● OBJECTIVE
Copy out all the lines exactly. Omit pictures.

START

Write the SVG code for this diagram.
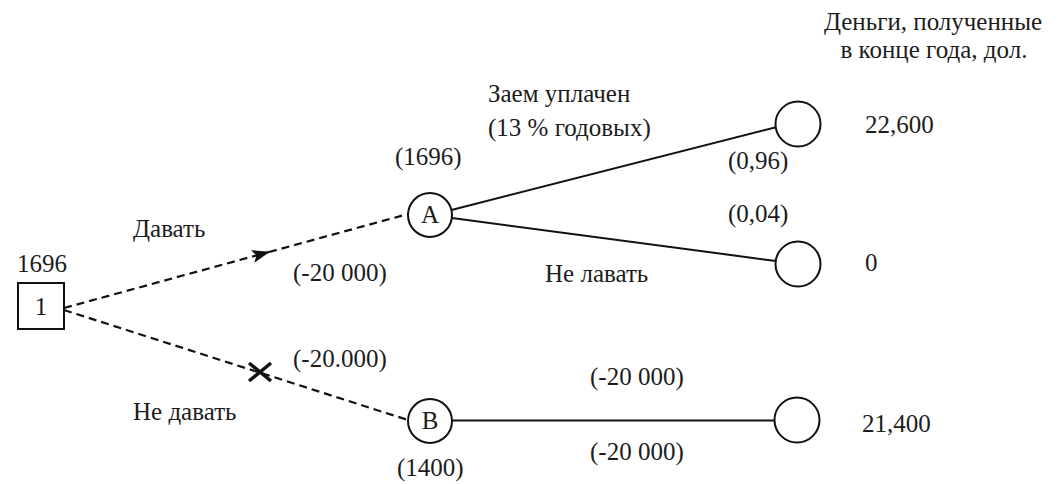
<svg xmlns="http://www.w3.org/2000/svg" width="1059" height="484" viewBox="0 0 1059 484">
<defs>
<style>
.t{font-family:'Liberation Serif','Times New Roman','DejaVu Serif',serif;font-size:25px;fill:#1c1c1c}
.node{fill:#fff;stroke:#111;stroke-width:2}
.solid{stroke:#111;stroke-width:2;fill:none}
.dash{stroke:#111;stroke-width:2.2;fill:none;stroke-dasharray:8 5}
.cross{stroke:#111;stroke-width:3.5;fill:none}
</style>
<marker id="arr" viewBox="0 0 18 13" refX="17" refY="6.5" markerWidth="18" markerHeight="13" markerUnits="userSpaceOnUse" orient="auto">
<path d="M0,0 L18,6.5 L0,13 L4,6.5 Z" fill="#111"/>
</marker>
</defs>
<rect width="1059" height="484" fill="#fff"/>
<g id="connectors">
<path class="dash" d="M64,308 L269,252" marker-end="url(#arr)"/>
<path class="dash" d="M269,252 L408,214"/>
<path class="dash" d="M64,310 L408,420"/>
<path class="cross" d="M249,363 L271,381 M249,381 L271,363"/>
<path class="solid" d="M451.5,210 L777,127"/>
<path class="solid" d="M452,218 L776,261"/>
<path class="solid" d="M452,420.5 L775,420.5"/>
</g>
<g id="node-1">
<rect class="node" x="18" y="283" width="46" height="46"/>
<text class="t" x="41" y="315" text-anchor="middle">1</text>
<text class="t" x="17" y="272">1696</text>
</g>
<g id="node-A">
<circle class="node" cx="430" cy="215" r="22"/>
<text class="t" x="430" y="223" text-anchor="middle">A</text>
<text class="t" x="395" y="165">(1696)</text>
</g>
<g id="node-B">
<circle class="node" cx="430" cy="421" r="22"/>
<text class="t" x="430" y="429" text-anchor="middle">B</text>
<text class="t" x="397" y="476">(1400)</text>
</g>
<g id="node-T1">
<circle class="node" cx="798" cy="124" r="22.5"/>
<text class="t" x="865" y="133">22,600</text>
</g>
<g id="node-T2">
<circle class="node" cx="798" cy="264" r="22.5"/>
<text class="t" x="865" y="271">0</text>
</g>
<g id="node-T3">
<circle class="node" cx="797" cy="420" r="22.5"/>
<text class="t" x="862" y="432">21,400</text>
</g>
<g id="labels">
<text class="t" x="933" y="30" text-anchor="middle">Деньги, полученные</text>
<text class="t" x="934" y="58" text-anchor="middle">в конце года, дол.</text>
<text class="t" x="488" y="102">Заем уплачен</text>
<text class="t" x="488" y="136">(13 % годовых)</text>
<text class="t" x="728" y="169">(0,96)</text>
<text class="t" x="728" y="222">(0,04)</text>
<text class="t" x="133" y="237">Давать</text>
<text class="t" x="293" y="281">(-20 000)</text>
<text class="t" x="545" y="282">Не лавать</text>
<text class="t" x="293" y="367">(-20.000)</text>
<text class="t" x="133" y="420">Не давать</text>
<text class="t" x="590" y="385">(-20 000)</text>
<text class="t" x="590" y="460">(-20 000)</text>
</g>
</svg>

END

● FULL RESPONSE
Write the SVG code for this diagram.
<svg xmlns="http://www.w3.org/2000/svg" width="1059" height="484" viewBox="0 0 1059 484">
<defs>
<style>
.t{font-family:'Liberation Serif','Times New Roman','DejaVu Serif',serif;font-size:25px;fill:#1c1c1c}
.node{fill:#fff;stroke:#111;stroke-width:2}
.solid{stroke:#111;stroke-width:2;fill:none}
.dash{stroke:#111;stroke-width:2.2;fill:none;stroke-dasharray:8 5}
.cross{stroke:#111;stroke-width:3.5;fill:none}
</style>
<marker id="arr" viewBox="0 0 18 13" refX="17" refY="6.5" markerWidth="18" markerHeight="13" markerUnits="userSpaceOnUse" orient="auto">
<path d="M0,0 L18,6.5 L0,13 L4,6.5 Z" fill="#111"/>
</marker>
</defs>
<rect width="1059" height="484" fill="#fff"/>
<g id="connectors">
<path class="dash" d="M64,308 L269,252" marker-end="url(#arr)"/>
<path class="dash" d="M269,252 L408,214"/>
<path class="dash" d="M64,310 L408,420"/>
<path class="cross" d="M249,363 L271,381 M249,381 L271,363"/>
<path class="solid" d="M451.5,210 L777,127"/>
<path class="solid" d="M452,218 L776,261"/>
<path class="solid" d="M452,420.5 L775,420.5"/>
</g>
<g id="node-1">
<rect class="node" x="18" y="283" width="46" height="46"/>
<text class="t" x="41" y="315" text-anchor="middle">1</text>
<text class="t" x="17" y="272">1696</text>
</g>
<g id="node-A">
<circle class="node" cx="430" cy="215" r="22"/>
<text class="t" x="430" y="223" text-anchor="middle">A</text>
<text class="t" x="395" y="165">(1696)</text>
</g>
<g id="node-B">
<circle class="node" cx="430" cy="421" r="22"/>
<text class="t" x="430" y="429" text-anchor="middle">B</text>
<text class="t" x="397" y="476">(1400)</text>
</g>
<g id="node-T1">
<circle class="node" cx="798" cy="124" r="22.5"/>
<text class="t" x="865" y="133">22,600</text>
</g>
<g id="node-T2">
<circle class="node" cx="798" cy="264" r="22.5"/>
<text class="t" x="865" y="271">0</text>
</g>
<g id="node-T3">
<circle class="node" cx="797" cy="420" r="22.5"/>
<text class="t" x="862" y="432">21,400</text>
</g>
<g id="labels">
<text class="t" x="933" y="30" text-anchor="middle">Деньги, полученные</text>
<text class="t" x="934" y="58" text-anchor="middle">в конце года, дол.</text>
<text class="t" x="488" y="102">Заем уплачен</text>
<text class="t" x="488" y="136">(13 % годовых)</text>
<text class="t" x="728" y="169">(0,96)</text>
<text class="t" x="728" y="222">(0,04)</text>
<text class="t" x="133" y="237">Давать</text>
<text class="t" x="293" y="281">(-20 000)</text>
<text class="t" x="545" y="282">Не лавать</text>
<text class="t" x="293" y="367">(-20.000)</text>
<text class="t" x="133" y="420">Не давать</text>
<text class="t" x="590" y="385">(-20 000)</text>
<text class="t" x="590" y="460">(-20 000)</text>
</g>
</svg>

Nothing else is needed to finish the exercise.